Um Feuerwehrfrau oder Feuerwehrmann werden zu können, brauchen Bewerber eine abgeschlossene Berufsausbildung, in der Regel in einem Handwerk. Danach folgen zwei Jahre Feuerwehrausbildung und noch einmal drei Jahre Ausbildung zum Notfallsanitäter, wie der Verband mitteilt. Fünf Jahre, in denen gelernte Handwerker in einem Betrieb bereits deutlich besser verdienen können – denn auch Handwerker werden dringend gesucht.

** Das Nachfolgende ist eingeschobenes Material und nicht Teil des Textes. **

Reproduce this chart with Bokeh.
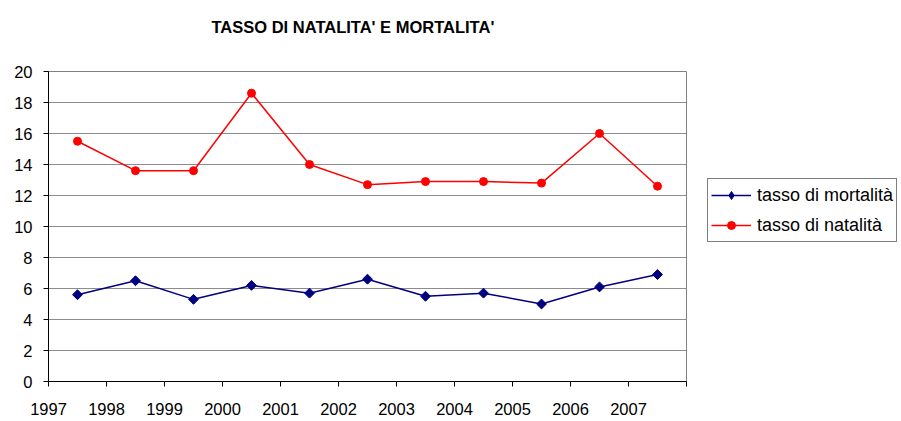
import numpy as np
from bokeh.plotting import figure
from bokeh.layouts import row
from bokeh.models import Range1d, FixedTicker, Legend, LegendItem, Title
from bokeh.embed import file_html
from bokeh.resources import INLINE

# ---- data ----
years = [1997, 1998, 1999, 2000, 2001, 2002, 2003, 2004, 2005, 2006, 2007]
natalita = [15.5, 13.6, 13.6, 18.6, 14.0, 12.7, 12.9, 12.9, 12.8, 16.0, 12.6]
mortalita = [5.6, 6.5, 5.3, 6.2, 5.7, 6.6, 5.5, 5.7, 5.0, 6.1, 6.9]
tick_years = [1997, 1998, 1999, 2000, 2001, 2002, 2003, 2004, 2005, 2006, 2007, 2008]
tick_labels = ["1997", "1998", "1999", "2000", "2001", "2002", "2003", "2004", "2005", "2006", "2007", ""]
y_ticks = [0, 2, 4, 6, 8, 10, 12, 14, 16, 18, 20]
title_text = "TASSO DI NATALITA' E MORTALITA'"
label_mort = "tasso di mortalità"
label_nat = "tasso di natalità"

FONT = "Liberation Sans"
NAVY = "#000080"
RED = "#FF0000"

# points sit in the middle of each year's category slot
xc = [y + 0.5 for y in years]

p = figure(width=690, height=421, output_backend="svg", toolbar_location=None,
           x_range=Range1d(1997, 2008), y_range=Range1d(0, 20),
           min_border_left=48, min_border_right=4, min_border_top=71,
           min_border_bottom=40, title=None)

p.background_fill_color = "white"
p.border_fill_color = "white"
p.outline_line_color = "#808080"
p.outline_line_width = 1

# spacer (closest to frame) then the real title stacked above it
spacer = Title(text=" ", text_font=FONT, text_font_size="10px", standoff=18)
p.add_layout(spacer, "above")
title = Title(text=title_text, text_font=FONT, text_font_size="16.5px",
              text_font_style="bold", text_color="black", align="left",
              offset=163, standoff=10)
p.add_layout(title, "above")

# axes
p.xaxis.ticker = FixedTicker(ticks=tick_years)
p.xaxis.major_label_overrides = {t: l for t, l in zip(tick_years, tick_labels)}
p.yaxis.ticker = FixedTicker(ticks=y_ticks)
for ax in (p.xaxis[0], p.yaxis[0]):
    ax.axis_line_color = "black"
    ax.axis_line_width = 1
    ax.major_tick_line_color = "black"
    ax.major_tick_out = 5
    ax.major_tick_in = 0
    ax.minor_tick_line_color = None
    ax.major_label_text_font = FONT
    ax.major_label_text_font_size = "16.5px"
    ax.major_label_text_color = "black"
p.yaxis.major_label_standoff = 11
p.xaxis.major_label_standoff = 16

p.xgrid.grid_line_color = None
p.ygrid.ticker = FixedTicker(ticks=y_ticks)
p.ygrid.grid_line_color = "#8c8c8c"
p.ygrid.grid_line_width = 1

p.line(xc, mortalita, line_color=NAVY, line_width=1.5)
p.scatter(xc, mortalita, marker="square", angle=np.pi / 4, size=7,
          fill_color=NAVY, line_color=NAVY)
p.line(xc, natalita, line_color=RED, line_width=1.5)
p.scatter(xc, natalita, marker="circle", size=8,
          fill_color=RED, line_color=RED)

# ---- legend panel (separate figure to the right) ----
q = figure(width=211, height=421, output_backend="svg", toolbar_location=None,
           x_range=Range1d(0, 1), y_range=Range1d(0, 1),
           x_axis_type=None, y_axis_type=None, min_border=0)
q.outline_line_color = None
q.background_fill_color = "white"
q.border_fill_color = "white"
q.grid.grid_line_color = None

# legend-only renderers: same series, lying outside this panel's view
l1 = q.line(xc, mortalita, line_color=NAVY, line_width=1.5)
m1 = q.scatter(xc, mortalita, marker="diamond", size=10, fill_color=NAVY, line_color=NAVY)
l2 = q.line(xc, natalita, line_color=RED, line_width=1.5)
m2 = q.scatter(xc, natalita, marker="circle", size=8, fill_color=RED, line_color=RED)

legend = Legend(items=[LegendItem(label=label_mort, renderers=[l1, m1]),
                       LegendItem(label=label_nat, renderers=[l2, m2])],
                location=(17, 139), margin=0, padding=3, spacing=4,
                glyph_width=40, glyph_height=20, label_height=26,
                label_standoff=6, label_text_font=FONT,
                label_text_font_size="18px", label_text_color="black",
                border_line_color="black", border_line_width=1,
                background_fill_color="white", background_fill_alpha=1)
q.add_layout(legend)

layout = row(p, q, spacing=0)
open("out.html", "w").write(file_html(layout, INLINE))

Gehälter sind für Großstädter zu niedrig

Gleiches gilt für Ingenieure, die als Führungskräfte der Feuerwehr infrage kommen. Gehen sie nach dem Studium ins mehrjährige Referendariat bei der Feuerwehr, liegt die Entlohnung teils um die Hälfte niedriger als in Ingenieurbüros. Das führt nicht nur in vielen ländlichen Gebieten, wo es ohnehin zu wenige Bewerber gibt, zu Problemen. Von dem niedrigen Gehalt können sich angehende Feuerwehrleute in Metropolen wie Berlin, München oder Frankfurt kaum noch eine Wohnung leisten. „Feuerwehrleute sind zu schlecht bezahlt, als dass es sich für einen ausgebildeten Handwerker oder einen Ingenieur rechnen würde, zu uns zu wechseln“, sagt Ziebs. „Doch genau diese Menschen werden händeringend für die Feuerwehr gesucht.“

Immerhin: „In den vergangenen Jahren konnten die freiwilligen und die Berufsfeuerwehren ihre Ausstattung bundesweit verbessern“, sagt Ziebs. „Fördergelder des Bundes in Höhe von 100 Millionen Euro für vier Jahre haben dabei geholfen“, sagt er.